É digno de nota um acordo de 1995, que abria a possibilidade de exploração econômica conjunta de uma faixa do Atlântico entre a costa argentina e as Malvinas. Embora seus termos pudessem ser considerados favoráveis aos britânicos, tratava-se do primeiro passo para uma etapa de cooperação que, se bem negociada, resultaria em ganhos para o país vizinho -inclusive na exploração de petróleo.
Inconformada, porém, com iniciativas econômicas do Reino Unido no arquipélago, que compreendeu como um desrespeito ao documento, a Argentina abandonou o acordo unilateralmente, em 2007. Ao comentar recentemente o episódio, o ex-vice-chanceler argentino Andrés Cisneros constatou, com razão, que a "filosofia do tudo ou nada sempre termina em nada para o lado mais frágil".
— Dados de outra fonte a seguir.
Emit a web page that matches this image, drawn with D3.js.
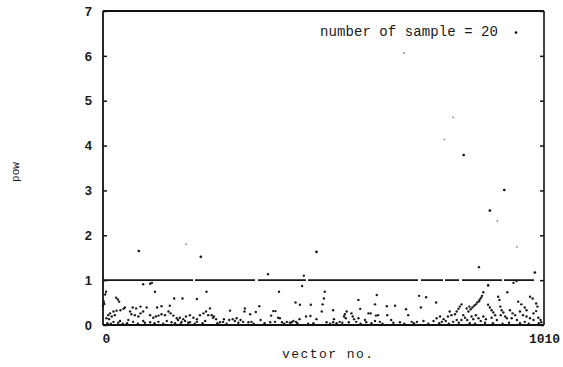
<!DOCTYPE html>
<html>
<head>
<meta charset="utf-8">
<script src="https://cdn.jsdelivr.net/npm/d3@7/dist/d3.min.js"></script>
<style>
  html, body { margin: 0; padding: 0; background: #fff; }
  svg { display: block; }
  .ytick text { font-family: "Liberation Sans", Arial, sans-serif; font-weight: bold; font-size: 13px; fill: #1a1a1a; }
  .xtick text { font-family: "Liberation Mono", "Courier New", monospace; font-weight: bold; font-size: 13px; fill: #1a1a1a; }
  .lbl { font-family: "Liberation Mono", "Courier New", monospace; fill: #1a1a1a; }
</style>
</head>
<body>
<svg id="chart" width="563" height="367"></svg>
<script>
// vector index and power of each sampled vector (main cloud)
const vecIdx = [
  0, 2, 3, 5, 7, 8, 12, 14, 16, 20, 24, 24, 27, 30, 31, 34, 37, 39, 40, 47, 50, 58, 62, 65, 68, 69, 73, 76, 81, 86, 86, 92, 92, 92,
  100, 108, 108, 108, 112, 115, 119, 121, 124, 127, 127, 134, 134, 142, 146, 150, 153, 155, 157, 161, 163, 169, 172, 176, 180,
  182, 184, 188, 190, 199, 199, 207, 215, 215, 215, 222, 230, 234, 236, 237, 241,
  245, 249, 252, 254, 259, 268, 275, 277, 289, 291, 297, 302, 306, 315, 321, 324, 325, 333, 337, 340, 350, 358, 361,
  383, 385, 390, 394, 395, 401, 403, 405, 410, 421, 432, 436, 441, 442, 450, 451, 456, 465, 475, 476, 489,
  501, 503, 506, 508, 512, 527, 527, 529, 542, 552, 554, 556, 558, 563, 569, 572, 575, 580, 585, 585, 589, 600, 603, 608, 613,
  623, 623, 625, 627, 630, 634, 650, 651, 660, 669, 680, 694, 699, 707, 719, 724, 728, 734, 740,
  757, 763, 764, 772, 776, 780, 785, 790, 794, 798, 802, 806, 810, 810, 814, 817, 821, 821, 825, 829, 833, 834, 837, 839,
  842, 844, 846, 848, 850, 854, 854, 857, 860, 861, 863, 865, 866, 868, 871, 871, 877, 882, 882, 886, 890, 890, 894, 898,
  902, 905, 908, 910, 911, 913, 917, 921, 925, 926, 932, 936, 938, 944, 948, 951, 955, 958, 962, 966, 966, 970, 970, 978,
  978, 984, 986, 986, 992, 992, 995, 997, 1002, 1004,
  882, 940, 947, 861, 378, 460,
  10, 18, 35, 45, 55, 80, 96, 118, 138, 165, 178, 195, 210, 228,
  262, 283, 310, 345, 370, 415, 428, 445, 470, 482,
  520, 535, 548, 590, 615, 640, 665, 690, 712, 745,
  770, 792, 815, 840, 852, 875, 893, 915, 930, 955, 975, 998
];
const vecPow = [
  0.43, 0.52, 0.47, 0.68, 0.74, 0.15, 0.22, 0.13, 0.26, 0.19, 0.30, 0.07, 0.22, 0.61, 0.32, 0.57, 0.52, 0.09, 0.33, 0.36, 0.39, 0.11, 0.30, 0.24, 0.39, 0.07, 0.22, 0.37, 0.19, 0.41, 0.26, 0.91, 0.30, 0.09,
  0.39, 0.92, 0.22, 0.06, 0.94, 0.16, 0.74, 0.19, 0.39, 0.21, 0.07, 0.42, 0.24, 0.22, 0.09, 0.30, 0.43, 0.26, 0.06, 0.21, 0.59, 0.15, 0.11, 0.16, 0.07,
  0.59, 0.13, 0.09, 0.19, 0.22, 0.06, 0.16, 0.58, 0.13, 0.07, 0.22, 0.26, 0.09, 0.30, 0.74, 0.22,
  0.37, 0.22, 0.16, 0.19, 0.13, 0.06, 0.07, 0.13, 0.11, 0.32, 0.13, 0.09, 0.15, 0.11, 0.07, 0.30, 0.37, 0.06, 0.24, 0.07, 0.29, 0.42, 0.11,
  0.06, 0.21, 0.31, 0.07, 0.31, 0.16, 0.74, 0.15, 0.06, 0.07, 0.06, 0.09, 0.50, 0.07, 0.13, 0.45, 0.87, 0.19, 0.20, 0.45, 0.13,
  0.30, 0.46, 0.59, 0.74, 0.06, 0.33, 0.06, 0.13, 0.07, 0.19, 0.24, 0.15, 0.30, 0.06, 0.26, 0.19, 0.13, 0.07, 0.56, 0.15, 0.36, 0.11, 0.06, 0.26, 0.26,
  0.46, 0.09, 0.21, 0.67, 0.22, 0.07, 0.42, 0.22, 0.11, 0.43, 0.06, 0.35, 0.22, 0.07, 0.07, 0.65, 0.39, 0.09, 0.62,
  0.09, 0.50, 0.15, 0.19, 0.07, 0.13, 0.09, 0.19, 0.30, 0.22, 0.07, 0.24, 0.30, 0.11, 0.36, 0.41, 0.46, 0.11, 0.22, 0.16, 0.37, 0.11, 0.30, 0.41,
  0.35, 0.19, 0.39, 0.13, 0.43, 0.46, 0.22, 0.50, 0.15, 0.53, 0.57, 0.09, 0.61, 0.65, 0.73, 0.19, 0.13, 0.45, 0.89, 0.39, 0.33, 0.16, 0.28, 0.22,
  0.11, 0.63, 0.56, 0.41, 0.22, 0.33, 0.28, 0.19, 0.15, 0.73, 0.33, 0.15, 0.26, 0.22, 0.11, 0.52, 0.30, 0.46, 0.22, 0.39, 0.07, 0.33, 0.19, 0.63,
  0.15, 0.59, 0.26, 0.11, 0.48, 0.31, 0.41, 0.16, 0.11, 0.06,
  0.88, 0.94, 0.98, 1.29, 1.13, 1.10,
  0.04, 0.03, 0.05, 0.03, 0.04, 0.03, 0.05, 0.04, 0.03, 0.04, 0.03, 0.05, 0.03, 0.04,
  0.04, 0.03, 0.05, 0.03, 0.04, 0.03, 0.05, 0.04, 0.03, 0.04,
  0.03, 0.04, 0.05, 0.03, 0.04, 0.03, 0.05, 0.03, 0.04, 0.03,
  0.04, 0.03, 0.05, 0.04, 0.03, 0.05, 0.04, 0.03, 0.05, 0.04, 0.03, 0.04
];
// isolated high-power vectors
const peakIdx = [82, 224, 489, 826, 886, 919, 989, 946];
const peakPow = [1.65, 1.52, 1.63, 3.79, 2.55, 3.01, 1.17, 6.52];
// weakly printed outliers
const lightIdx = [190, 689, 782, 802, 903, 948];
const lightPow = [1.80, 6.06, 4.14, 4.63, 2.32, 1.74];

const yTicks = [0, 1, 2, 3, 4, 5, 6, 7];
const xTicks = [0, 1010];
const threshold = 1;
const sampleNote = "number of sample = 20";

const svg = d3.select("#chart");
const m = { left: 103, right: 544, top: 11, bottom: 325 };

const x = d3.scaleLinear().domain([0, 1010]).range([m.left, m.right]);
const y = d3.scaleLinear().domain([0, 7]).range([m.bottom, m.top]);

// threshold line at pow = 1 (drawn as a dense row of samples)
svg.append("line")
  .attr("x1", x(0)).attr("x2", x(1010))
  .attr("y1", y(threshold)).attr("y2", y(threshold))
  .attr("stroke", "#161616").attr("stroke-width", 1.8)
  .attr("stroke-dasharray", "90 2 60 3 48 2 110 3 22 2 14 3 40 2 30");

function dots(xs, ys, fill, r) {
  svg.append("g").selectAll("circle")
    .data(xs.map((d, i) => [d, ys[i]]))
    .join("circle")
    .attr("cx", d => x(d[0]))
    .attr("cy", d => y(d[1]))
    .attr("r", r)
    .attr("fill", fill);
}
dots(vecIdx, vecPow, "#1a1a1a", 1.2);
dots(peakIdx, peakPow, "#111", 1.35);
dots(lightIdx, lightPow, "#8a8a8a", 0.9);

// frame
const frame = svg.append("g").attr("stroke", "#111").attr("fill", "none");
frame.append("line").attr("x1", m.left).attr("x2", m.right).attr("y1", m.top).attr("y2", m.top).attr("stroke-width", 2);
frame.append("line").attr("x1", m.left).attr("x2", m.right).attr("y1", m.bottom).attr("y2", m.bottom).attr("stroke-width", 2.2);
frame.append("line").attr("x1", m.left).attr("x2", m.left).attr("y1", m.top).attr("y2", m.bottom).attr("stroke-width", 1.8);
frame.append("line").attr("x1", m.right).attr("x2", m.right).attr("y1", m.top).attr("y2", m.bottom).attr("stroke-width", 1.6);

// axes
const yl = svg.append("g").attr("class", "ytick")
  .attr("transform", `translate(${m.left},0)`)
  .call(d3.axisLeft(y).tickValues(yTicks).tickFormat(d3.format("d")).tickSize(-4).tickPadding(11));
yl.select(".domain").remove();
yl.selectAll("line").attr("stroke", "#111").attr("stroke-width", 1.5);

const yr = svg.append("g")
  .attr("transform", `translate(${m.right},0)`)
  .call(d3.axisRight(y).tickValues(yTicks).tickFormat("").tickSize(-4));
yr.select(".domain").remove();
yr.selectAll("line").attr("stroke", "#111").attr("stroke-width", 1.5);

const xb = svg.append("g").attr("class", "xtick")
  .attr("transform", `translate(0,${m.bottom})`)
  .call(d3.axisBottom(x).tickValues(xTicks).tickFormat(d3.format("d")).tickSize(0).tickPadding(9));
xb.select(".domain").remove();
xb.selectAll("text").attr("dx", d => d === 0 ? 3 : 0);

// labels
svg.append("text").attr("class", "lbl")
  .attr("x", 282).attr("y", 358)
  .attr("font-size", 13)
  .attr("textLength", 91)
  .text("vector no.");

svg.append("text").attr("class", "lbl")
  .attr("transform", "translate(19,172) rotate(-90)")
  .attr("text-anchor", "middle").attr("font-size", 11)
  .text("pow");

svg.append("text").attr("class", "lbl")
  .attr("x", 320).attr("y", 35.5)
  .attr("font-size", 14)
  .attr("textLength", 178)
  .text(sampleNote);
</script>
</body>
</html>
A menos que se contente com estocadas retóricas, algum senso de pragmatismo conviria ao governo do país vizinho, já que as outras alternativas se mostraram inviáveis. Uma nova aventura militar, como a de 1982, seria impensável. Tampouco parece crível que sanções ou moções de censura possam mudar a situação desfavorável dos argentinos -para a qual também contribuem alguns aspectos históricos.
Já no século 18 espanhóis e britânicos se confrontavam pelo controle daquele ponto estratégico para a navegação no Atlântico Sul e sua ligação com o Oceano Pacífico. O arquipélago, herdado da Espanha pela nação recém independente, foi tomado pelo Reino Unido em 1833.
Nas décadas seguintes, o território passou a ser habitado por colonos de origem britânica -os kelpers. Atualmente, são cerca de 2.700 deles ao lado de 300 habitantes de outras nacionalidades. Os kelpers falam inglês e detêm a mais alta renda per capita do continente. Não surpreende que se oponham à reanexação.
Resta à Argentina, do ponto de vista prático, o caminho da negociação. O fim do clima de confronto na região certamente facilitaria investimentos, tanto nas proximidades do arquipélago quanto na costa do país. É razoável que o Reino Unido venha a fazer concessões em troca da disposição para o diálogo.
A diplomacia das demais nações latino-americanas poderia contribuir para a distensão, mas preferiu, em reunião no México, fazer eco aos exageros da presidente Cristina Kirchner. Talvez não houvesse outra saída, dado o caráter da reunião. Mas nos termos da metáfora literária do sociólogo Vicente Palermo, as nações vizinhas prestam desserviço ao "incentivar um louco a investir contra moinhos de vento".